Trisha Brown’s works on paper Untitled and Drawing for Pyramid, both from 1975, are fluid while still systematic, seemingly spontaneous and yet also deliberate. Although drawn on graph paper, Brown’s lines do not follow the grid: they run through boxes, up and down columns, using the blue lattice as a guide, not a directive. Brown’s career as a visual artist has spanned decades, and she has amassed a diverse portfolio. Her drawings are intriguing on their own–some resemble hieroglyphics, primitive writing, or Abstract Expressionist canvases–but they begin to emote more deeply when considered alongside her choreography.
Yes, the artist is that Trisha Brown, of the Judson Dance Theater in the 1960s; of Walking on the Wall in 1971 at the Whitney Museum of Art; of Glacial Decoy in 1979, with sets designed by Robert Rauschenberg; and of You Can See Us, a duet danced with Mikhail Baryshnikov in 1996. Drawing, for Brown, is a form of mental exercise, a way of attaining the intense focus necessary to create or perform her works. These works on paper were meant to convey to her dancers a sense of the rise and fall of the dance, not to instruct them where to stand or how to hold their hands.

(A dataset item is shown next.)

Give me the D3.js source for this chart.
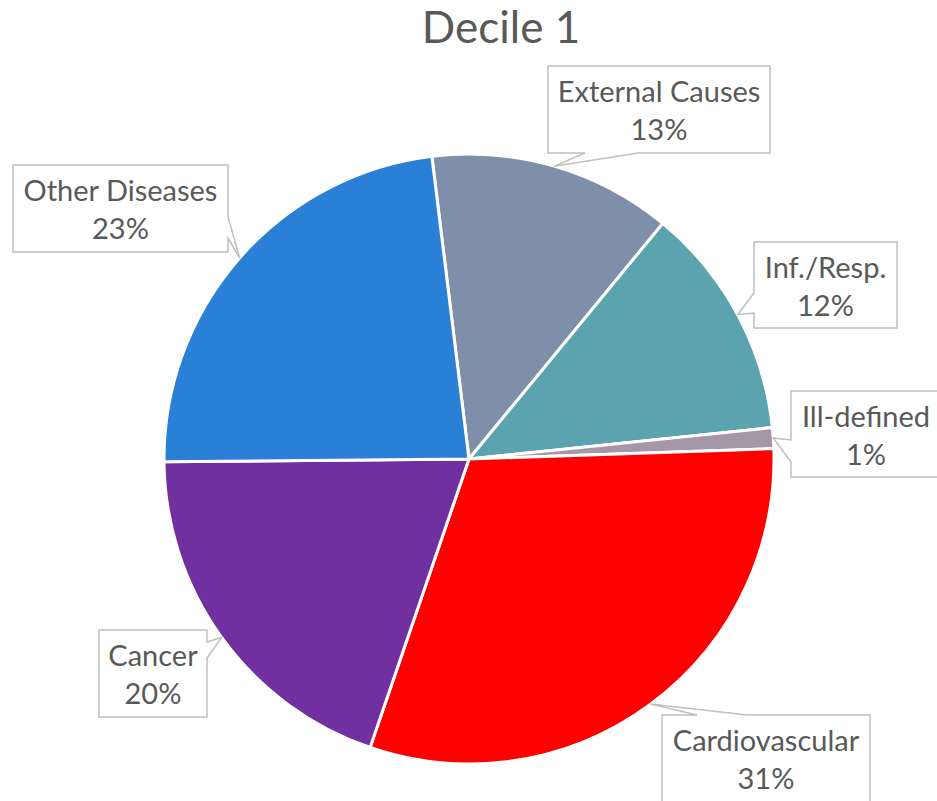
<!DOCTYPE html>
<html>
<head>
<meta charset="utf-8">
<script src="https://cdn.jsdelivr.net/npm/d3@7"></script>
<style>
  html, body { margin: 0; padding: 0; background: #ffffff; }
  svg { display: block; }
  text { font-family: Lato, "Open Sans", sans-serif; fill: #595959; }
</style>
</head>
<body>
<svg id="chart" width="937" height="801"></svg>
<script>
// ---- data ----
const title = "Decile 1";
const categories = ["External Causes", "Inf./Resp.", "Ill-defined", "Cardiovascular", "Cancer", "Other Diseases"];
const values = [12.9, 12.4, 1.1, 30.8, 19.6, 23.2];
const colors = ["#7f8ea9", "#5ba3af", "#a597a8", "#ff0000", "#7030a0", "#2a7fd7"];

// ---- layout (label callout boxes) ----
const boxes = [
  { x: 548, y: 66,  w: 222, h: 87, side: "bottom", base: [585, 638] },
  { x: 754, y: 242, w: 143, h: 86, side: "left",   base: [293, 313] },
  { x: 791, y: 391, w: 150, h: 86, side: "left",   base: [440, 462] },
  { x: 662, y: 715, w: 208, h: 88, side: "top",    base: [697, 747] },
  { x: 99,  y: 630, w: 108, h: 87, side: "right",  base: [642, 658] },
  { x: 13,  y: 165, w: 215, h: 87, side: "right",  base: [217, 238] }
];

const svg = d3.select("#chart");
const cx = 469, cy = 459, R = 305;
const deg = Math.PI / 180;

svg.append("text")
  .attr("x", 501).attr("y", 43)
  .attr("text-anchor", "middle")
  .style("font-size", "44px")
  .text(title);

const data = categories.map((c, i) => ({ cat: c, value: values[i], color: colors[i], box: boxes[i] }));
const total = d3.sum(values);
const pct = d3.format(".0%");

const pie = d3.pie().sort(null).value(d => d.value)
  .startAngle(-7 * deg).endAngle(353 * deg);
const arcs = pie(data);
const arc = d3.arc().innerRadius(0).outerRadius(R);

const g = svg.append("g").attr("transform", `translate(${cx},${cy})`);
g.selectAll("path.slice").data(arcs).join("path")
  .attr("class", "slice")
  .attr("d", arc)
  .attr("fill", d => d.data.color)
  .attr("stroke", "#ffffff")
  .attr("stroke-width", 3)
  .attr("stroke-linejoin", "round");

function calloutPath(b, tip) {
  const x0 = b.x, y0 = b.y, x1 = b.x + b.w, y1 = b.y + b.h;
  const p = [];
  p.push([x0, y0]);
  if (b.side === "top") { p.push([b.base[0], y0], tip, [b.base[1], y0]); }
  p.push([x1, y0]);
  if (b.side === "right") { p.push([x1, b.base[0]], tip, [x1, b.base[1]]); }
  p.push([x1, y1]);
  if (b.side === "bottom") { p.push([b.base[1], y1], tip, [b.base[0], y1]); }
  p.push([x0, y1]);
  if (b.side === "left") { p.push([x0, b.base[1]], tip, [x0, b.base[0]]); }
  return "M" + p.map(q => q.join(",")).join("L") + "Z";
}

const labels = svg.append("g");
arcs.forEach(a => {
  const b = a.data.box;
  const mid = (a.startAngle + a.endAngle) / 2;
  const tip = [cx + R * Math.sin(mid), cy - R * Math.cos(mid)];
  labels.append("path")
    .attr("d", calloutPath(b, tip))
    .attr("fill", "#ffffff")
    .attr("stroke", "#bfbfbf")
    .attr("stroke-width", 1.5);
  const tx = b.x + b.w / 2;
  labels.append("text")
    .attr("x", tx).attr("y", b.y + 36)
    .attr("text-anchor", "middle")
    .style("font-size", "29px")
    .text(a.data.cat);
  labels.append("text")
    .attr("x", tx).attr("y", b.y + 74)
    .attr("text-anchor", "middle")
    .style("font-size", "29px")
    .text(pct(a.data.value / total));
});
</script>
</body>
</html>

Just as her choreography runs in cycles, Brown also explores a certain characteristic for a time in her drawings, before moving organically to another idea. Her works on paper have evolved over the years paralleling her career as a dancer and choreographer. Once one knows about the other half of her creative accomplishments, drawings like these begin more apparently to define motion through time or to trace the position of a rotating dancer’s feet. The works on graph paper, however, are unique within Brown’s output, made during a phase that roughly corresponds with the development of her “Mathematic” choreography series from the early 1970s, which explores the accumulation, deaccumulation, and reaccumulation of gestures. Drawing for Pyramid refers specifically to the dance Pyramid, one of the pieces in the “Mathematic” series. It is tempting to try to identify exactly what this work could diagram. Similar works have been explained as picturing movement between groups of bodies.
It may seem confusing that an artist esteemed for her breakthrough choreography and for distinctive and unexpected dances would confine herself to a grid. Yet when one considers how Brown has described herself as an “art machine”1 and how she has seen her body as a “piece of machinery that was looking for a driver, a pilot,”2 the logic behind her choices may become clearer. One recalls Andy Warhol’s desire to become a machine as well, to create one piece repetitively, without change or augmentation.
When watching a performance of one of Brown’s “Accumulations,” in which gestures and movements build one at a time and then decrease again in sequence, one might expect to see a body striving to control its human failings, the mind concentrating on completing each step exactly as it had been completed one cycle, two cycles, five cycles before. But the movement is fluid, and the performer is indifferent to maintaining uniformity among the motions. This is as it should be, and the drawings correlate to the spirit in which Brown choreographed. It seems easy to find in these lines the cycle of the dance—each square delineating one step or one turn performed by a dancer—but it is important to try not to equate the two media. Instead one should follow the gentle roll of the drawing as it turns back on itself, creating the gentle wave one can also observe in the current of her dance.
1. Annette Grant, “Misha and Trisha, Talking Dance,” New York Times 8 August 1999.
2. Joyce Morgenroth, Speaking of Dance: twelve contemporary choreographers on their craft (New York: Routledge, 2004), 60.